September has opened strong eight of the last nine years, but it has ended with a knock-out punch for stocks for the last five, partly because institutional traders are making end-of-the quarter portfolio changes. But some analysts, noting the market's unusual sell-off this July, question whether the pattern will hold true this year.
"The normal election-year pattern shows the market rallying in July and most of August, then selling off, so we've been much weaker than normal," said Tim Hayes, global stock strategist at Ned Davis Research in Venice, Fla. "The market may have already had that pre-election sell-off."

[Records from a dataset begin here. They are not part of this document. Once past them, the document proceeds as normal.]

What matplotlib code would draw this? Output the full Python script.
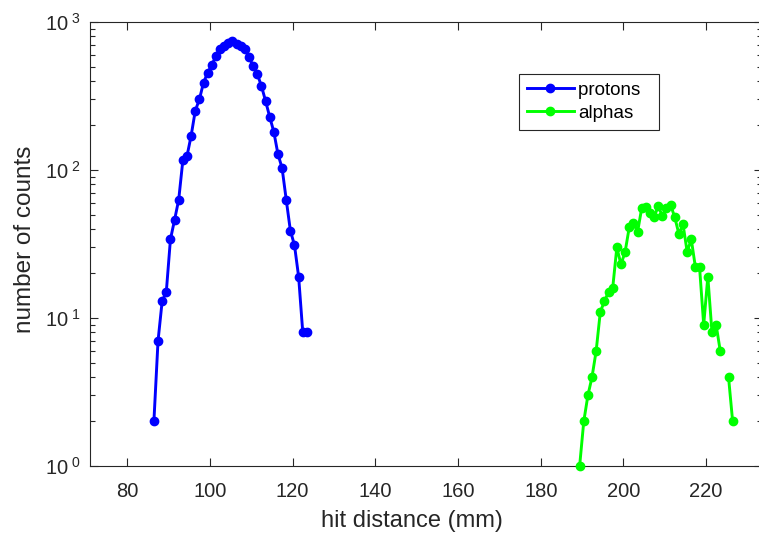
import numpy as np
import matplotlib
matplotlib.use('Agg')
import matplotlib.pyplot as plt
from matplotlib.ticker import FixedLocator, FixedFormatter

plt.rcParams['font.family'] = ['Liberation Sans', 'DejaVu Sans']
plt.rcParams['mathtext.fontset'] = 'custom'
plt.rcParams['mathtext.rm'] = 'Liberation Sans'
plt.rcParams['mathtext.it'] = 'Liberation Sans'

# proton hit distance histogram (mm, counts)
proton_x = np.arange(38) + 86.45
proton_counts = [2, 7, 13, 15, 34, 46, 63, 116, 124, 170, 251, 300, 389, 454,
                 512, 589, 654, 692, 725, 748, 709, 689, 654, 577, 507, 445,
                 370, 293, 229, 181, 128, 103, 63, 39, 31, 19, 8, 8]

# alpha hit distance histogram (nan = empty bin)
alpha_x = np.arange(38) + 189.4
alpha_counts = [1, 2, 3, 4, 6, 11, 13, 15, 16, 30, 23, 28, 41, 44, 38, 55, 56,
                51, 48, 57, 49, 55, 58, 48, 37, 43, 28, 34, 22, 22, 9, 19, 8,
                9, 6, np.nan, 4, 2]

yticks = [1, 10, 100, 1000]
ylabels = [r'$10^{\ 0}$', r'$10^{\ 1}$', r'$10^{\ 2}$', r'$10^{\ 3}$']

fig = plt.figure(figsize=(7.59, 5.37), dpi=100)
ax = fig.add_axes([90/759, 71/537, 672/759, 444/537])

ax.plot(proton_x, proton_counts, '-o', color=(0, 0, 1), lw=2.1, ms=6,
        label='protons  ', clip_on=False, zorder=3)
ax.plot(alpha_x, alpha_counts, '-o', color=(0, 1, 0), lw=2.1, ms=6,
        label='alphas', clip_on=False, zorder=3)

ax.set_yscale('log')
ax.set_ylim(1, 1000)
ax.set_xlim(71, 233.5)
ax.set_xticks(np.arange(80, 221, 20))
ax.yaxis.set_major_locator(FixedLocator(yticks))
ax.yaxis.set_major_formatter(FixedFormatter(ylabels))

dark = (0.15, 0.15, 0.15)
for s in ax.spines.values():
    s.set_color(dark)
    s.set_linewidth(0.8)
ax.tick_params(which='both', direction='in', top=True, right=True,
               colors=dark, labelsize=14.5, width=0.8)
ax.tick_params(which='major', length=6)
ax.tick_params(which='minor', length=3.5)
ax.tick_params(axis='x', which='major', pad=11.5)
ax.tick_params(axis='y', which='major', pad=7)
ax.tick_params(axis='x', which='minor', bottom=False, top=False)

ax.set_xlabel('hit distance (mm)', fontsize=17, color=dark)
ax.set_ylabel('number of counts', fontsize=17.5, color=dark)
ax.xaxis.set_label_coords((412 - 90) / 672, (466 - 510) / 444)
ax.yaxis.set_label_coords((36 - 90) / 672, 0.51)

leg = ax.legend(loc='upper left', bbox_to_anchor=((519 - 90) / 672, (466 - 74) / 444),
                fontsize=13.5, fancybox=False, framealpha=1, edgecolor=dark,
                handlelength=2.5, borderpad=0.42, labelspacing=0.3,
                handletextpad=0.25, borderaxespad=0)
leg.get_frame().set_linewidth(0.8)

plt.savefig('out.png', dpi=100)
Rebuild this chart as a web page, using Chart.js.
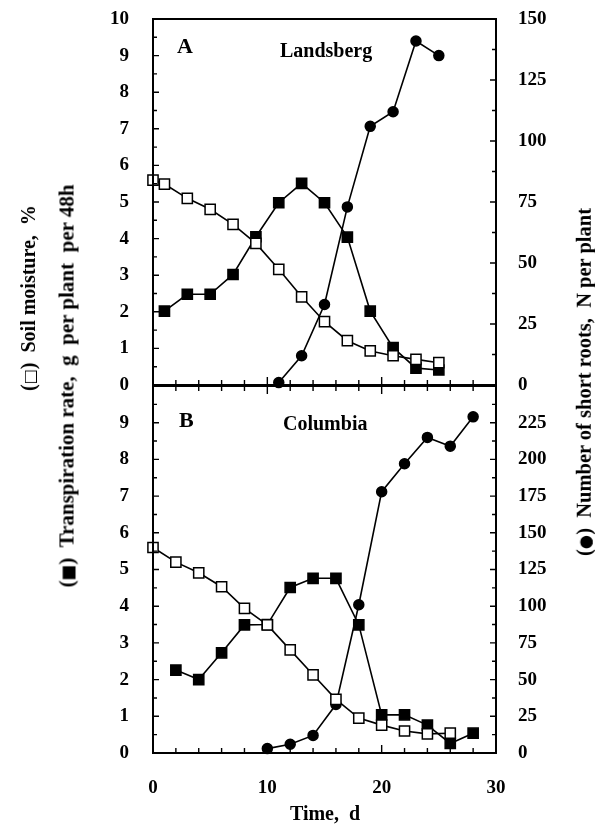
<!DOCTYPE html>
<html>
<head>
<meta charset="utf-8">
<script src="https://cdn.jsdelivr.net/npm/chart.js@4.4.1/dist/chart.umd.min.js"></script>
<style>
  body { margin: 0; background: #fff; }
  #wrap { position: relative; width: 595px; height: 831px; overflow: hidden;
          font-family: "Liberation Serif", "Times New Roman", serif; font-weight: bold; color: #000; }
  canvas { position: absolute; left: 0; }
  .txt { position: absolute; white-space: pre; line-height: 1; }
  .rot { position: absolute; white-space: pre; line-height: 1; font-size: 20px;
         transform: translate(-50%, -50%) rotate(-90deg); }
  .sym { font-family: "DejaVu Sans", sans-serif; font-size: 0.8em; }
</style>
</head>
<body>
<div id="wrap">
  <canvas id="chartA" width="595" height="400" style="top:0"></canvas>
  <canvas id="chartB" width="595" height="461" style="top:370px"></canvas>

  <div class="txt" style="left:177px;top:35px;font-size:22px">A</div>
  <div class="txt" style="left:280px;top:40px;font-size:20px">Landsberg</div>
  <div class="txt" style="left:179px;top:409px;font-size:22px">B</div>
  <div class="txt" style="left:283px;top:413px;font-size:20px">Columbia</div>

  <div class="rot" style="left:28px;top:298px">(<span class="sym">□</span>)  Soil moisture,  %</div>
  <div class="rot" style="left:67px;top:386px;font-size:21px">(<span class="sym">■</span>)  Transpiration rate,  g  per plant  per 48h</div>
  <div class="rot" style="left:584px;top:382px;font-size:20.5px">(<span class="sym">●</span>)  Number of short roots,  N per plant</div>
  <div class="txt" style="left:325px;top:803px;font-size:20px;transform:translateX(-50%)">Time,  d</div>
</div>

<script>
// Panel A - Landsberg
const daysMoistA = [0, 1, 3, 5, 7, 9, 11, 13, 15, 17, 19, 21, 23, 25];
const moistA = [5.60, 5.49, 5.10, 4.80, 4.39, 3.87, 3.16, 2.41, 1.73, 1.21, 0.93, 0.80, 0.70, 0.61];
const daysTranspA = [1, 3, 5, 7, 9, 11, 13, 15, 17, 19, 21, 23, 25];
const transpA = [2.02, 2.48, 2.48, 3.02, 4.05, 4.98, 5.51, 4.98, 4.04, 2.02, 1.02, 0.46, 0.41];
const daysRootsA = [11, 13, 15, 17, 19, 21, 23, 25];
const rootsA = [1, 12, 33, 73, 106, 112, 141, 135];

// Panel B - Columbia
const daysMoistB = [0, 2, 4, 6, 8, 10, 12, 14, 16, 18, 20, 22, 24, 26];
const moistB = [5.60, 5.20, 4.91, 4.53, 3.94, 3.49, 2.81, 2.13, 1.46, 0.95, 0.76, 0.60, 0.52, 0.54];
const daysTranspB = [2, 4, 6, 8, 10, 12, 14, 16, 18, 20, 22, 24, 26, 28];
const transpB = [2.26, 2.00, 2.73, 3.49, 3.50, 4.51, 4.76, 4.76, 3.49, 1.04, 1.04, 0.76, 0.26, 0.54];
const daysRootsB = [10, 12, 14, 16, 18, 20, 22, 24, 26, 28];
const rootsB = [3, 6, 12, 33, 101, 178, 197, 215, 209, 229];

// axes
const xTicks = [0, 10, 20, 30];
const leftMax = 10;
const rightMaxA = 150;
const rightMaxB = 250;

const tickFont = { family: "Liberation Serif", size: 19, weight: "bold" };

function pts(xs, ys) {
  return xs.map(function (x, i) { return { x: x, y: ys[i] }; });
}

function series(xs, ys, style, axis) {
  const open = style === "open";
  return {
    data: pts(xs, ys),
    yAxisID: axis,
    borderColor: "#000",
    borderWidth: 1.6,
    pointStyle: style === "circle" ? "circle" : "rect",
    pointRadius: style === "circle" ? 5 : 7.2,
    pointBackgroundColor: open ? "#fff" : "#000",
    pointBorderColor: "#000",
    pointBorderWidth: 1.5,
    tension: 0,
    fill: false,
    clip: false,
  };
}

// frame and inward ticks, drawn from the chart scales
const frameTicks = {
  id: "frameTicks",
  afterDraw(chart, args, opts) {
    const ctx = chart.ctx;
    const a = chart.chartArea;
    const sx = chart.scales.x, sy = chart.scales.y, sy2 = chart.scales.y2;
    ctx.save();
    ctx.strokeStyle = "#000";
    ctx.lineWidth = 2;
    ctx.strokeRect(a.left, a.top, a.right - a.left, a.bottom - a.top);
    ctx.lineWidth = 1.4;
    ctx.beginPath();
    for (let d = 2; d < sx.max; d += 2) {
      const px = sx.getPixelForValue(d);
      const len = d % 10 === 0 ? 8 : 5;
      ctx.moveTo(px, a.bottom); ctx.lineTo(px, a.bottom - len);
      if (opts.topTicks) { ctx.moveTo(px, a.top); ctx.lineTo(px, a.top + len); }
    }
    for (let v = 0.5; v < sy.max; v += 0.5) {
      const py = sy.getPixelForValue(v);
      const len = v % 1 === 0 ? 6 : 4;
      ctx.moveTo(a.left, py); ctx.lineTo(a.left + len, py);
    }
    const st = 12.5;
    for (let v = st; v < sy2.max; v += st) {
      const py = sy2.getPixelForValue(v);
      const len = v % 25 === 0 ? 6 : 4;
      ctx.moveTo(a.right, py); ctx.lineTo(a.right - len, py);
    }
    ctx.stroke();
    ctx.restore();
  },
};

function noEndPadding(s, w) {
  s.width = w;
  s.paddingTop = 0;
  s.paddingBottom = 0;
}

function makeChart(id, d, cfg) {
  return new Chart(document.getElementById(id), {
    type: "line",
    data: {
      datasets: [
        series(d.moistX, d.moist, "open", "y"),
        series(d.transpX, d.transp, "filled", "y"),
        series(d.rootsX, d.roots, "circle", "y2"),
      ],
    },
    options: {
      responsive: false,
      animation: false,
      devicePixelRatio: 1,
      layout: { padding: { top: cfg.top, bottom: cfg.bottom, left: 0, right: 0 } },
      plugins: { legend: { display: false }, tooltip: { enabled: false }, frameTicks: { topTicks: cfg.topTicks } },
      scales: {
        x: {
          type: "linear",
          min: 0,
          max: 30,
          display: cfg.showX,
          grid: { display: false, drawTicks: false },
          border: { display: false },
          afterBuildTicks: function (s) { s.ticks = xTicks.map(function (v) { return { value: v }; }); },
          ticks: { font: tickFont, color: "#000", padding: 24, maxRotation: 0 },
          afterFit: function (s) { s.height = cfg.xHeight; s.paddingLeft = 0; s.paddingRight = 0; },
        },
        y: {
          position: "left",
          min: 0,
          max: leftMax,
          grid: { display: false, drawTicks: false },
          border: { display: false },
          ticks: {
            stepSize: 1, font: tickFont, color: "#000", padding: 24,
            callback: function (v) { return v === leftMax && cfg.hideTop ? "" : v; },
          },
          afterFit: function (s) { noEndPadding(s, 153); },
        },
        y2: {
          position: "right",
          min: 0,
          max: cfg.rightMax,
          grid: { display: false, drawTicks: false },
          border: { display: false },
          ticks: {
            stepSize: 25, font: tickFont, color: "#000", padding: 22,
            callback: function (v) { return v === cfg.rightMax && cfg.hideTop ? "" : v; },
          },
          afterFit: function (s) { noEndPadding(s, 99); },
        },
      },
    },
    plugins: [frameTicks],
  });
}

makeChart("chartA", {
  moistX: daysMoistA, moist: moistA,
  transpX: daysTranspA, transp: transpA,
  rootsX: daysRootsA, roots: rootsA,
}, { top: 19, bottom: 15, showX: false, xHeight: 0, rightMax: rightMaxA, hideTop: false, topTicks: false });

makeChart("chartB", {
  moistX: daysMoistB, moist: moistB,
  transpX: daysTranspB, transp: transpB,
  rootsX: daysRootsB, roots: rootsB,
}, { top: 16, bottom: 0, showX: true, xHeight: 78, rightMax: rightMaxB, hideTop: true, topTicks: true });
</script>
</body>
</html>
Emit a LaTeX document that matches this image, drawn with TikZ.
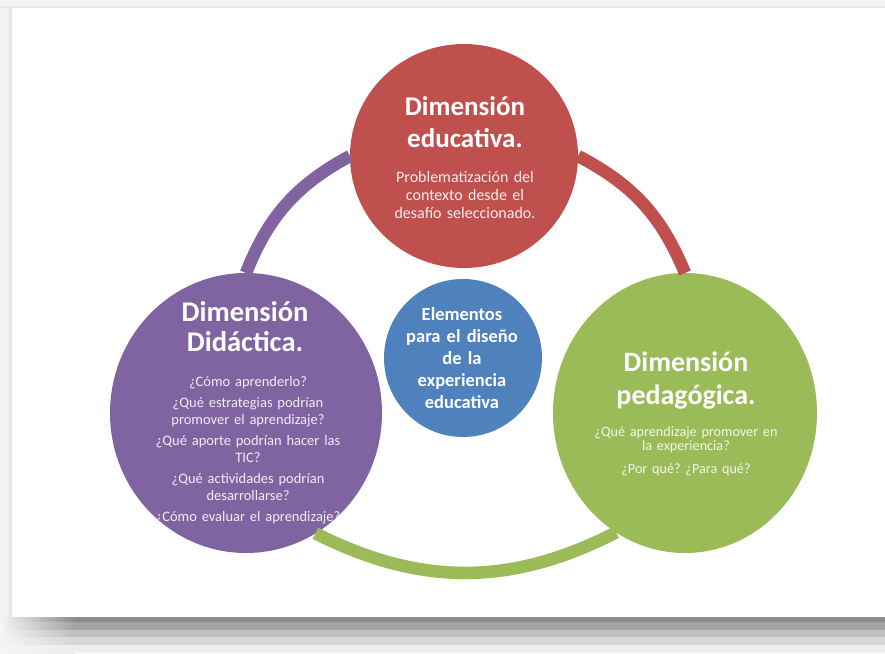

During seven of the last 10 presidential races, the major indexes posted gains for September, according to the Stock Trader's Almanac. The month ended in a loss three times - in 1972 and 1984, when incumbents ran and won, and in 2000, when there was no incumbent.
Part of what drives September's typical weakness is the difficulty of assessing the outlook for third-quarter earnings after the summer doldrums. It's almost as if earnings for the entire 12-week period depend on this month, says Tobias Levkovich, chief U.S. equity strategist at Citigroup's Smith Barney division. And when Labor Day falls deeper in the month, as it does this year, things can get even more complicated.
"We suspect that there will be a fair amount of nervousness about earnings this quarter, especially if the August employment numbers ... are less than exciting," Levkovich told investors.
The Labor Department's data report released Friday offered some promise after two months of anemic jobs growth, but it wasn't enough to electrify the market. Employers added 144,000 new jobs last month, just short of the 150,000 economists were looking for.
History offers some guidance about which areas are most vulnerable to seasonal weaknesses. On average, Levkovich found that telecommunications, utilities and healthcare have posted gains, while consumer staples, materials, industrials, information technology and consumer discretionaries have shown weaker performances.